§ **Prompt**
Work out the number of lines containing "chart". Give that number alone.

── Rows

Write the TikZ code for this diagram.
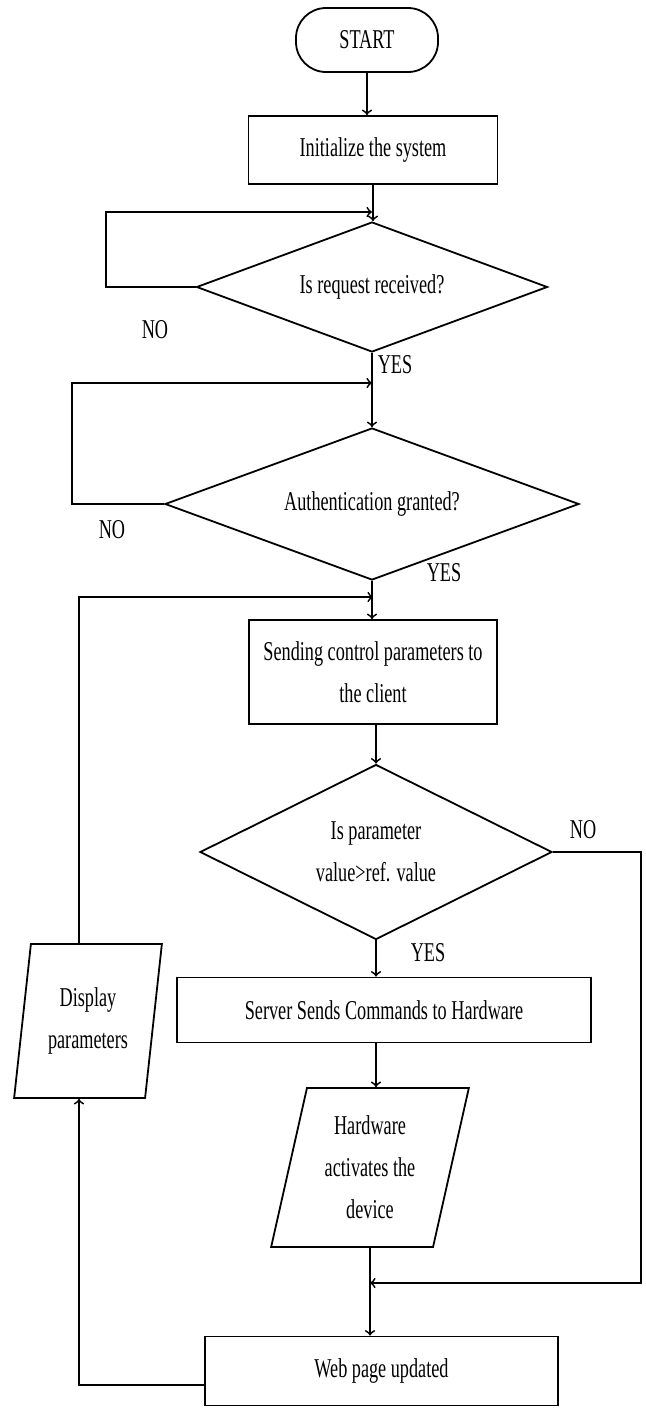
\documentclass[tikz,border=0pt]{standalone}
\usepackage{fontspec}
\setmainfont[FakeStretch=0.67]{Liberation Serif}
\usetikzlibrary{shapes.geometric}

\begin{document}
\begin{tikzpicture}[x=0.5pt,y=-0.5pt,line width=0.9pt,
      every node/.style={font=\fontsize{13.6}{21}\selectfont},
      term/.style={draw,rectangle,rounded corners=15pt,minimum width=71pt,minimum height=32pt},
      proc/.style={draw,rectangle,align=center,inner sep=0pt},
      dec/.style={draw,diamond,align=center,inner sep=0pt},
      inout/.style={draw,trapezium,trapezium stretches=true,align=center,inner sep=0pt}]
      \useasboundingbox (0,0) rectangle (646,1408);
      % main column
      \node[term] (start) at (367,40) {START};
      \node[proc,minimum width=124.5pt,minimum height=34pt] (init) at (373,150) {Initialize the system};
      \node[dec,aspect=2.7,minimum width=175.5pt,minimum height=65pt] (ask) at (372,287) {Is request received?};
      \node[dec,aspect=2.7,minimum width=207pt,minimum height=76pt] (auth) at (372,504) {Authentication granted?};
      \node[proc,minimum width=124pt,minimum height=52pt] (send) at (373,672) {Sending control parameters to\\the client};
      \node[dec,aspect=2,minimum width=176pt,minimum height=87.5pt] (cmp) at (376,852) {Is parameter\\value>ref. value};
      \node[proc,minimum width=207pt,minimum height=32.5pt] (server) at (384,1010) {Server Sends Commands to Hardware};
      \node[inout,trapezium left angle=76,trapezium right angle=104,minimum width=99.5pt,minimum height=79.5pt] (hw) at (370,1167.5) {Hardware\\activates the\\device};
      \node[proc,minimum width=176.5pt,minimum height=34.5pt] (web) at (381.5,1371) {Web page updated};
      % left side
      \node[inout,trapezium left angle=80,trapezium right angle=100,minimum width=74pt,minimum height=77pt] (disp) at (88,1021) {Display\\parameters};
      % labels
      \node (no1) at (155,330) {NO};
      \node (yes1) at (395,365) {YES};
      \node (no2) at (112,530) {NO};
      \node (yes2) at (444,573) {YES};
      \node (no3) at (583,830) {NO};
      \node (yes3) at (428,953) {YES};
      % arrows down
      \draw[->] (start.south) -- (start.south |- init.north);
      \draw[->] (init.south) -- (init.south |- ask.north);
      \draw[->] (ask.south) -- (auth.north);
      \draw[->] (auth.south) -- (auth.south |- send.north);
      \draw[->] (send.south -| cmp.north) -- (cmp.north);
      \draw[->] (cmp.south) -- (cmp.south |- server.north);
      \draw[->] (cmp.south |- server.south) -- (cmp.south |- hw.north);
      \draw[->] (hw.south) -- (hw.south |- web.north);
      % loops
      \coordinate (loop1) at (106,212);
      \draw[->] (ask.west) -| (loop1) -- (loop1 -| ask.north);
      \coordinate (loop2) at (72,383);
      \draw[->] (auth.west) -| (loop2) -- (loop2 -| auth.north);
      \coordinate (loop3) at (641,1283);
      \draw[->] (cmp.east) -| (loop3) -- (loop3 -| hw.south);
      \coordinate (upd) at (79,1385);
      \draw[->] (upd -| web.west) -- (upd) -- (upd |- disp.south);
      \coordinate (back) at (79,597);
      \draw[->] (back |- disp.north) -- (back) -- (back -| send.north);
    \end{tikzpicture}
\end{document}
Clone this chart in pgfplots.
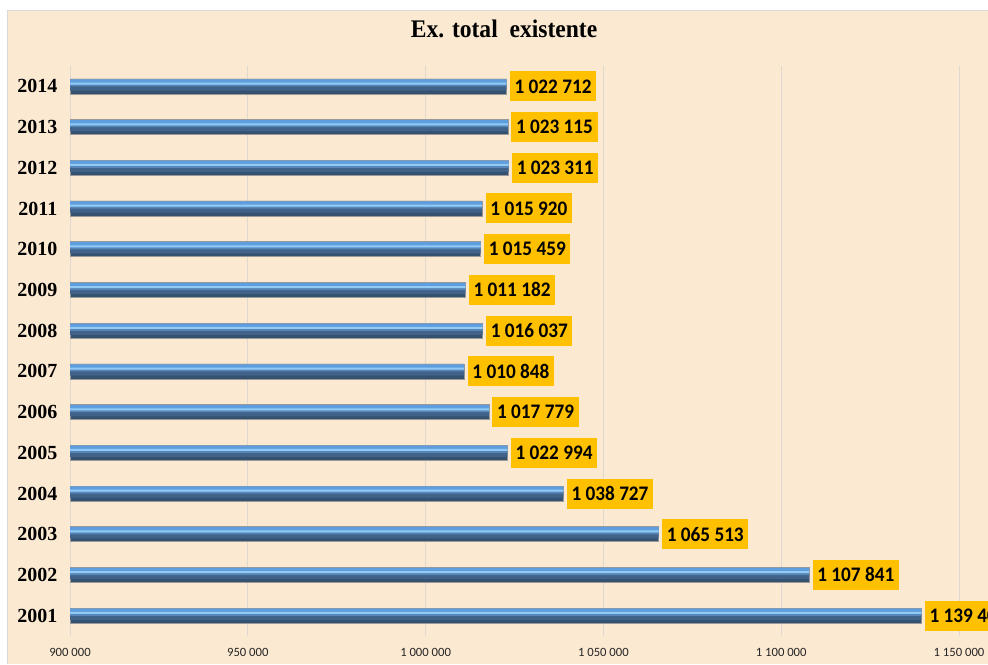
\documentclass[border=0pt]{standalone}
\usepackage{fontspec}
\setmainfont{Liberation Serif}
\newfontfamily\carlito{Carlito}
\usepackage{pgfplots}
\pgfplotsset{compat=1.18}

\definecolor{bgpeach}{HTML}{FCE9D1}
\definecolor{labelbg}{HTML}{FFC000}
\definecolor{gridc}{HTML}{DED8D0}
\definecolor{bdark}{HTML}{34516F}
\definecolor{bmid}{HTML}{41638A}
\definecolor{bmid2}{HTML}{5686B8}
\definecolor{bhigh}{HTML}{92CAF4}
\definecolor{btop}{HTML}{5E9EDE}

\pgfplotstableread{
x       y
1139400 2001
1107841 2002
1065513 2003
1038727 2004
1022994 2005
1017779 2006
1010848 2007
1016037 2008
1011182 2009
1015459 2010
1015920 2011
1023311 2012
1023115 2013
1022712 2014
}\extable

\begin{document}
\begin{tikzpicture}
  % chart area background
  \fill[bgpeach] (-47.25pt,-21pt) rectangle (700pt,469.5pt);
  \draw[black!15, line width=0.6pt] (-47.25pt,-21pt) -- (-47.25pt,469.5pt) -- (700pt,469.5pt);

  \begin{axis}[
      scale only axis,
      width=688.5pt, height=427.5pt,
      xmin=900000, xmax=1158155,
      ymin=2000.5, ymax=2014.5,
      xtick={900000,950000,1000000,1050000,1100000,1150000},
      xticklabels={900 000, 950 000, 1 000 000, 1 050 000, 1 100 000, 1 150 000},
      ytick={2001,...,2014},
      yticklabels={2001,2002,2003,2004,2005,2006,2007,2008,2009,2010,2011,2012,2013,2014},
      xmajorgrids, major grid style={gridc, line width=0.6pt},
      axis line style={draw=none},
      major tick length=0pt,
      xticklabel style={font=\carlito\fontsize{9.5}{11}\selectfont, text=black!85, yshift=-6pt},
      yticklabel style={font=\bfseries\fontsize{15}{17}\selectfont, xshift=-6pt},
      title={\scalebox{0.93}[1]{Ex. total\ \ existente}},
      title style={font=\bfseries\fontsize{19}{22}\selectfont, at={(0.4728,1.051)}, anchor=center},
      clip=false,
      xbar,
    ]

    % 3D-looking bars built from stacked bands
    \addplot[bar width=11.25pt, bar shift=0pt, fill=bdark, draw=black!40, line width=0.4pt]
      table[x=x, y=y] {\extable};
    \addplot[bar width=4.5pt, bar shift=-0.9pt, fill=bmid, draw=none]
      table[x=x, y=y] {\extable};
    \addplot[bar width=4.6pt, bar shift=3.0pt, fill=btop, draw=none]
      table[x=x, y=y] {\extable};
    \addplot[bar width=1.4pt, bar shift=0.6pt, fill=bmid2, draw=none]
      table[x=x, y=y] {\extable};
    \addplot[bar width=1.5pt, bar shift=2.1pt, fill=bhigh, draw=none]
      table[x=x, y=y] {\extable};

    % value labels
    \addplot[bar width=0pt, bar shift=0pt, draw=none, fill=none,
      point meta=explicit symbolic,
      nodes near coords={\scalebox{0.93}[1]{\pgfplotspointmeta}},
      nodes near coords style={anchor=west, xshift=2.5pt, fill=labelbg,
        font=\carlito\bfseries\fontsize{15.5}{17}\selectfont, text=black,
        inner xsep=3.5pt, inner ysep=0pt, minimum height=22.5pt}]
      coordinates {
        (1139400,2001) [1 139 400]
        (1107841,2002) [1 107 841]
        (1065513,2003) [1 065 513]
        (1038727,2004) [1 038 727]
        (1022994,2005) [1 022 994]
        (1017779,2006) [1 017 779]
        (1010848,2007) [1 010 848]
        (1016037,2008) [1 016 037]
        (1011182,2009) [1 011 182]
        (1015459,2010) [1 015 459]
        (1015920,2011) [1 015 920]
        (1023311,2012) [1 023 311]
        (1023115,2013) [1 023 115]
        (1022712,2014) [1 022 712]
      };
  \end{axis}

  \pgfresetboundingbox
  \path (-52.5pt,-21pt) rectangle (688.5pt,477pt);
\end{tikzpicture}
\end{document}
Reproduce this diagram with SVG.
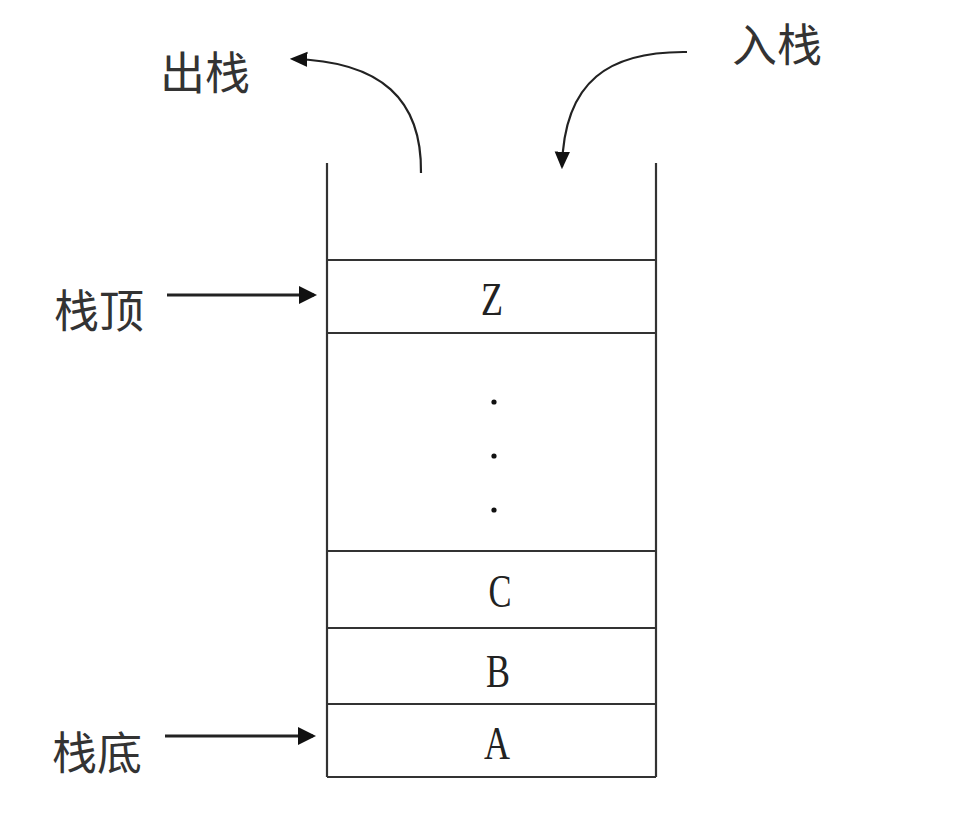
<svg xmlns="http://www.w3.org/2000/svg" width="956" height="817" viewBox="0 0 956 817">
<style>
.wall{stroke:#333;stroke-width:2.2;fill:none}
.arr{stroke:#222;fill:none}
.cjk{font-family:"Noto Sans CJK SC","Noto Sans CJK JP",sans-serif;font-size:45px;fill:#333}
.lt{font-family:"Liberation Serif",serif;font-size:46px;fill:#222;text-anchor:middle}
</style>
<defs>
<marker id="ah" markerWidth="6" markerHeight="6" refX="5" refY="3" orient="auto" markerUnits="strokeWidth">
<path d="M0,0 L6,3 L0,6 z" fill="#111"/>
</marker>
<marker id="ah2" markerWidth="8" markerHeight="8" refX="7" refY="4" orient="auto" markerUnits="strokeWidth">
<path d="M0,0.5 L8,4 L0,7.5 z" fill="#111"/>
</marker>
</defs>
<rect width="956" height="817" fill="#fff"/>
<g id="stack">
<line class="wall" x1="327" y1="163" x2="327" y2="777"/>
<line class="wall" x1="656" y1="163" x2="656" y2="777"/>
<line class="wall" x1="327" y1="260" x2="656" y2="260"/>
<line class="wall" x1="327" y1="333" x2="656" y2="333"/>
<line class="wall" x1="327" y1="551" x2="656" y2="551"/>
<line class="wall" x1="327" y1="628" x2="656" y2="628"/>
<line class="wall" x1="327" y1="704" x2="656" y2="704"/>
<line class="wall" x1="327" y1="777" x2="656" y2="777"/>
</g>
<g id="cell-z"><text class="lt" x="492" y="315" textLength="22" lengthAdjust="spacingAndGlyphs">Z</text></g>
<g id="cell-dots">
<circle cx="494" cy="402" r="2.6" fill="#111"/>
<circle cx="494" cy="456" r="2.6" fill="#111"/>
<circle cx="494" cy="510" r="2.6" fill="#111"/>
</g>
<g id="cell-c"><text class="lt" x="500" y="607" textLength="23" lengthAdjust="spacingAndGlyphs">C</text></g>
<g id="cell-b"><text class="lt" x="498" y="687" textLength="24" lengthAdjust="spacingAndGlyphs">B</text></g>
<g id="cell-a"><text class="lt" x="497" y="759" textLength="26" lengthAdjust="spacingAndGlyphs">A</text></g>
<g id="label-pop"><text class="cjk" x="160" y="90" font-size="44">出栈</text></g>
<g id="label-push"><text class="cjk" x="732" y="62">入栈</text></g>
<g id="label-top"><text class="cjk" x="54" y="328">栈顶</text></g>
<g id="label-bottom"><text class="cjk" x="52" y="770">栈底</text></g>
<g id="connectors">
<path class="arr" stroke-width="2.2" d="M421,173 C422,100 382,61 292,59" marker-end="url(#ah2)"/>
<path class="arr" stroke-width="2.2" d="M687,52 C610,51 564,80 562,167" marker-end="url(#ah2)"/>
<line class="arr" stroke-width="3" x1="167" y1="295" x2="314" y2="295" marker-end="url(#ah)"/>
<line class="arr" stroke-width="3" x1="165" y1="736" x2="313" y2="736" marker-end="url(#ah)"/>
</g>
</svg>
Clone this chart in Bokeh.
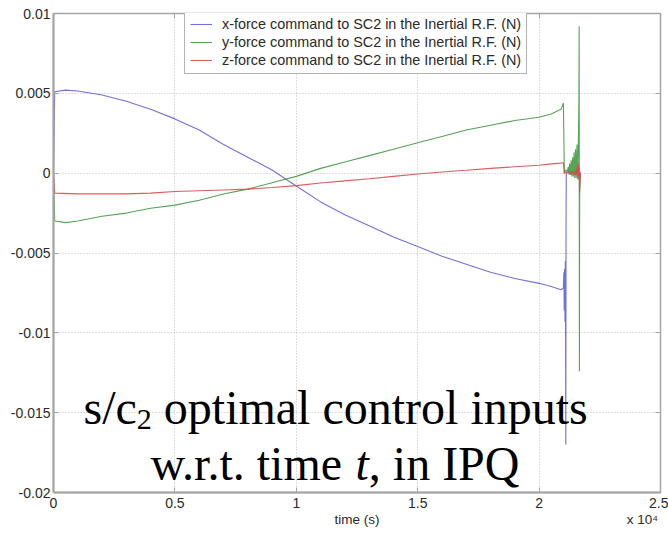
from bokeh.plotting import figure
from bokeh.models import Range1d, LinearAxis, FixedTicker, Label, Legend, LegendItem
from bokeh.embed import file_html
from bokeh.resources import INLINE

# ---- data (time in s, force in N) ----
t_x = [0, 50, 500, 1000, 2000, 3000, 4000, 5000, 6000, 7000, 8000, 9000, 10000,
       11000, 12000, 13000, 14000, 15000, 16000, 17000, 18000, 19000, 20000, 20500,
       20900, 21000, 21020, 21035, 21050, 21065, 21080, 21090, 21100, 21110, 21120,
       21300, 21500, 21620, 21650, 21680, 21700]
fx = [0, 0.0051, 0.0052, 0.00515, 0.0049, 0.0045, 0.0040, 0.0034, 0.0027, 0.0018,
      0.0010, 0.0002, -0.0008, -0.0018, -0.0026, -0.0033, -0.0040, -0.0046, -0.0052,
      -0.0057, -0.0062, -0.0066, -0.0069, -0.0071, -0.0073, -0.0072, -0.0062, -0.0086,
      -0.0060, -0.0093, -0.0055, -0.0098, -0.0170, -0.0025, 0.0, 0.0001, -0.0001,
      0.0002, -0.0004, 0.0001, 0.0]

t_y = [0, 50, 500, 1000, 2000, 3000, 4000, 5000, 6000, 7000, 8000, 9000, 10000,
       11000, 12000, 13000, 14000, 15000, 16000, 17000, 18000, 19000, 20000, 20500,
       20900, 20960, 21000, 21040, 21100, 21160, 21200, 21230, 21260, 21290, 21320,
       21350, 21380, 21410, 21440, 21470, 21500, 21530, 21560, 21590, 21620, 21640,
       21650, 21660, 21670, 21690]
fy = [0, -0.0030, -0.0031, -0.0030, -0.0027, -0.0025, -0.0022, -0.0020, -0.0017,
      -0.0013, -0.0010, -0.0006, -0.0002, 0.0003, 0.0007, 0.0011, 0.0015, 0.0019,
      0.0023, 0.0027, 0.0030, 0.0033, 0.0035, 0.0037, 0.0040, 0.0042, 0.0044, 0.0,
      0.0002, 0.0001, 0.0004, -0.0001, 0.0006, -0.0001, 0.0008, -0.0002, 0.0010,
      -0.0002, 0.0013, -0.0003, 0.0015, -0.0003, 0.0018, -0.0004, 0.0022, 0.0047,
      0.0092, -0.0124, -0.0015, 0.0]

t_z = [0, 50, 1000, 2000, 3000, 4000, 5000, 6000, 7000, 8000, 9000, 10000, 11000,
       12000, 13000, 14000, 15000, 16000, 17000, 18000, 19000, 20000, 20500, 20900,
       21000, 21040, 21200, 21300, 21400, 21450, 21500, 21530, 21560, 21590, 21620,
       21640, 21655, 21665, 21680, 21700]
fz = [0, -0.00125, -0.0013, -0.0013, -0.0013, -0.00125, -0.00115, -0.0011, -0.00105,
      -0.0010, -0.0009, -0.00078, -0.00062, -0.00048, -0.00035, -0.0002, -0.00005,
      0.00007, 0.00018, 0.0003, 0.0004, 0.0005, 0.00058, 0.00063, 0.00065, 0.0,
      0.0001, -0.0001, 0.0001, -0.0001, 0.0002, -0.0001, 0.0004, -0.0002, 0.0006,
      -0.0004, 0.0003, -0.0012, -0.0008, 0.0]

series_labels = ["x-force command to SC2 in the Inertial R.F. (N)",
                 "y-force command to SC2 in the Inertial R.F. (N)",
                 "z-force command to SC2 in the Inertial R.F. (N)"]

x_ticks = [0, 5000, 10000, 15000, 20000, 25000]
x_tick_labels = ["0", "0.5", "1", "1.5", "2", "2.5"]
y_ticks = [0.01, 0.005, 0, -0.005, -0.01, -0.015, -0.02]
y_tick_labels = ["0.01", "0.005", "0", "-0.005", "-0.01", "-0.015", "-0.02"]
x_title = "time (s)"
x_scale_note = "x 10\u2074"

# ---- figure ----
X0, X1, Y0, Y1 = 0, 25000, -0.02, 0.01
p = figure(width=668, height=534, output_backend="svg", toolbar_location=None,
           x_range=Range1d(X0, X1), y_range=Range1d(Y0, Y1),
           min_border_left=53, min_border_right=8, min_border_top=13,
           min_border_bottom=42, background_fill_color="white",
           border_fill_color="white")

AX = "#a4a4a4"
TXT = "#2a2a2a"
FONT = "Liberation Sans"

p.outline_line_color = AX
p.outline_line_width = 1.5

for ax in (p.xaxis[0], p.yaxis[0]):
    ax.axis_line_color = AX
    ax.axis_line_width = 2
    ax.major_tick_line_color = AX
    ax.major_tick_in = 5
    ax.major_tick_out = 0
    ax.minor_tick_line_color = None
    ax.major_label_text_font = FONT
    ax.major_label_text_font_size = "14px"
    ax.major_label_text_color = TXT

p.xaxis[0].ticker = FixedTicker(ticks=x_ticks)
p.xaxis[0].major_label_overrides = dict(zip(x_ticks, x_tick_labels))
p.xaxis[0].major_label_standoff = 5

p.yaxis[0].ticker = FixedTicker(ticks=y_ticks)
p.yaxis[0].major_label_overrides = dict(zip(y_ticks, y_tick_labels))
p.yaxis[0].major_label_standoff = 3

# second row under the x axis: axis title (centred) and the x 10^4 scale note
note_ticks = [(X0 + X1) / 2, X0 + (642 - 53) / 607 * (X1 - X0)]
b_ax = LinearAxis(ticker=FixedTicker(ticks=note_ticks),
                  major_label_overrides=dict(zip(note_ticks, [x_title, x_scale_note])),
                  major_label_text_font=FONT, major_label_text_font_size="13.5px",
                  major_label_text_color=TXT, major_label_standoff=1,
                  axis_line_color=None, major_tick_line_color=None,
                  major_tick_in=0, major_tick_out=0, minor_tick_line_color=None)
p.add_layout(b_ax, "below")

# box ticks on right and top
r_ax = LinearAxis(ticker=FixedTicker(ticks=y_ticks),
                  major_label_overrides={v: "" for v in y_ticks},
                  major_label_text_font_size="1px", major_label_standoff=0,
                  axis_line_color=None, major_tick_line_color=AX,
                  major_tick_in=5, major_tick_out=0, minor_tick_line_color=None)
t_ax = LinearAxis(ticker=FixedTicker(ticks=x_ticks),
                  major_label_overrides={v: "" for v in x_ticks},
                  major_label_text_font_size="1px", major_label_standoff=0,
                  axis_line_color=None, major_tick_line_color=AX,
                  major_tick_in=5, major_tick_out=0, minor_tick_line_color=None)
p.add_layout(r_ax, "right")
p.add_layout(t_ax, "above")

p.xgrid.ticker = FixedTicker(ticks=x_ticks)
p.ygrid.ticker = FixedTicker(ticks=y_ticks)
for g in (p.xgrid[0], p.ygrid[0]):
    g.grid_line_color = "#bdbdbd"
    g.grid_line_dash = "1 2"
    g.grid_line_width = 1

# ---- lines ----
rx = p.line(t_x, fx, line_color="#6262d6", line_width=1.1, line_alpha=0.9)
ry = p.line(t_y, fy, line_color="#449a44", line_width=1.1, line_alpha=0.9)
rz = p.line(t_z, fz, line_color="#da4a4a", line_width=1.1, line_alpha=0.9)

legend = Legend(items=[LegendItem(label=series_labels[0], renderers=[rx]),
                       LegendItem(label=series_labels[1], renderers=[ry]),
                       LegendItem(label=series_labels[2], renderers=[rz])],
                location=(131, 418), padding=5, spacing=2, margin=0,
                glyph_width=22, glyph_height=14, label_height=14,
                label_standoff=10, label_text_font=FONT,
                label_text_font_size="14.4px", label_text_color=TXT,
                border_line_color="#6a6a6a", border_line_width=1,
                background_fill_color="white", background_fill_alpha=1)
p.add_layout(legend, "center")

# ---- big caption (page px -> data coordinates) ----
def dx(px):
    return X0 + (px - 53) / 607 * (X1 - X0)

def dy(py):
    return Y1 - (py - 13) / 479 * (Y1 - Y0)

SERIF = "Liberation Serif"
def lab(txt, px, py, size, style="normal"):
    p.add_layout(Label(x=dx(px), y=dy(py), text=txt, text_font=SERIF,
                       text_font_size=size, text_font_style=style,
                       text_color="black", text_align="left",
                       text_baseline="alphabetic"))

lab("s/c", 83, 407, "48px")
lab("2", 136.3, 419, "30px")
lab("optimal control inputs", 163.3, 407, "48px")
lab("w.r.t. time", 150, 463, "48px")
lab("t", 355, 463, "48px", style="italic")
lab(", in IPQ", 368.3, 463, "48px")

open("out.html", "w").write(file_html(p, INLINE))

────

§ **Output for this task**
3